• _Set problem_:
Give back the full listing verbatim, apart from its images.
-- begin --
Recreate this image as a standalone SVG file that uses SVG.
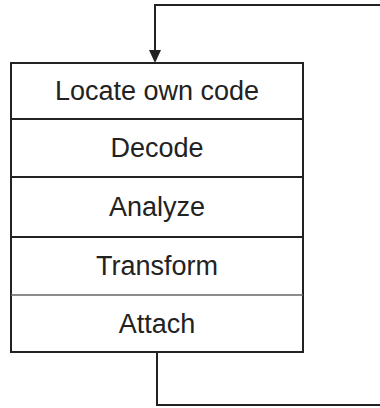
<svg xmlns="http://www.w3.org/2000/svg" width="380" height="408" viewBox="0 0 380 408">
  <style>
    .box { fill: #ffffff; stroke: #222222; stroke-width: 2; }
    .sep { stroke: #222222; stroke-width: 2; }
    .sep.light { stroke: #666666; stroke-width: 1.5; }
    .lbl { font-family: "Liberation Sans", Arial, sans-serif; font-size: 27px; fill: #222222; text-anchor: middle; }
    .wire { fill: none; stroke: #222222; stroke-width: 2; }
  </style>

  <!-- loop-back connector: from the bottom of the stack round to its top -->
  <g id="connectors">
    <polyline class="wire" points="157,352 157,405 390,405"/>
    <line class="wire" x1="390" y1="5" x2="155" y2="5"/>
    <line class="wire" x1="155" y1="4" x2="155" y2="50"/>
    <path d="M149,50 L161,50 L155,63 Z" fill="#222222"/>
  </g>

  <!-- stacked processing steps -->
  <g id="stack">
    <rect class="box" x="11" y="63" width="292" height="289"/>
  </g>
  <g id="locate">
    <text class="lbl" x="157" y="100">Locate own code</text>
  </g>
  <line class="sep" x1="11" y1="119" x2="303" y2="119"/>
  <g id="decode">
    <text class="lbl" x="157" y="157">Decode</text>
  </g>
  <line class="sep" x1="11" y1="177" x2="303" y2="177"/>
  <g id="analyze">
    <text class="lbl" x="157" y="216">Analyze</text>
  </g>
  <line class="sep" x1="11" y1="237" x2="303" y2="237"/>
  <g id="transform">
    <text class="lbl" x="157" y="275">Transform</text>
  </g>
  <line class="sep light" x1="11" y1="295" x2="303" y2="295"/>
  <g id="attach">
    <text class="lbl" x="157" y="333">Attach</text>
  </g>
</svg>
-- end --
• _Solution to the exercise_:
Recreate this image as a standalone SVG file that uses SVG.
<svg xmlns="http://www.w3.org/2000/svg" width="380" height="408" viewBox="0 0 380 408">
  <style>
    .box { fill: #ffffff; stroke: #222222; stroke-width: 2; }
    .sep { stroke: #222222; stroke-width: 2; }
    .sep.light { stroke: #666666; stroke-width: 1.5; }
    .lbl { font-family: "Liberation Sans", Arial, sans-serif; font-size: 27px; fill: #222222; text-anchor: middle; }
    .wire { fill: none; stroke: #222222; stroke-width: 2; }
  </style>

  <!-- loop-back connector: from the bottom of the stack round to its top -->
  <g id="connectors">
    <polyline class="wire" points="157,352 157,405 390,405"/>
    <line class="wire" x1="390" y1="5" x2="155" y2="5"/>
    <line class="wire" x1="155" y1="4" x2="155" y2="50"/>
    <path d="M149,50 L161,50 L155,63 Z" fill="#222222"/>
  </g>

  <!-- stacked processing steps -->
  <g id="stack">
    <rect class="box" x="11" y="63" width="292" height="289"/>
  </g>
  <g id="locate">
    <text class="lbl" x="157" y="100">Locate own code</text>
  </g>
  <line class="sep" x1="11" y1="119" x2="303" y2="119"/>
  <g id="decode">
    <text class="lbl" x="157" y="157">Decode</text>
  </g>
  <line class="sep" x1="11" y1="177" x2="303" y2="177"/>
  <g id="analyze">
    <text class="lbl" x="157" y="216">Analyze</text>
  </g>
  <line class="sep" x1="11" y1="237" x2="303" y2="237"/>
  <g id="transform">
    <text class="lbl" x="157" y="275">Transform</text>
  </g>
  <line class="sep light" x1="11" y1="295" x2="303" y2="295"/>
  <g id="attach">
    <text class="lbl" x="157" y="333">Attach</text>
  </g>
</svg>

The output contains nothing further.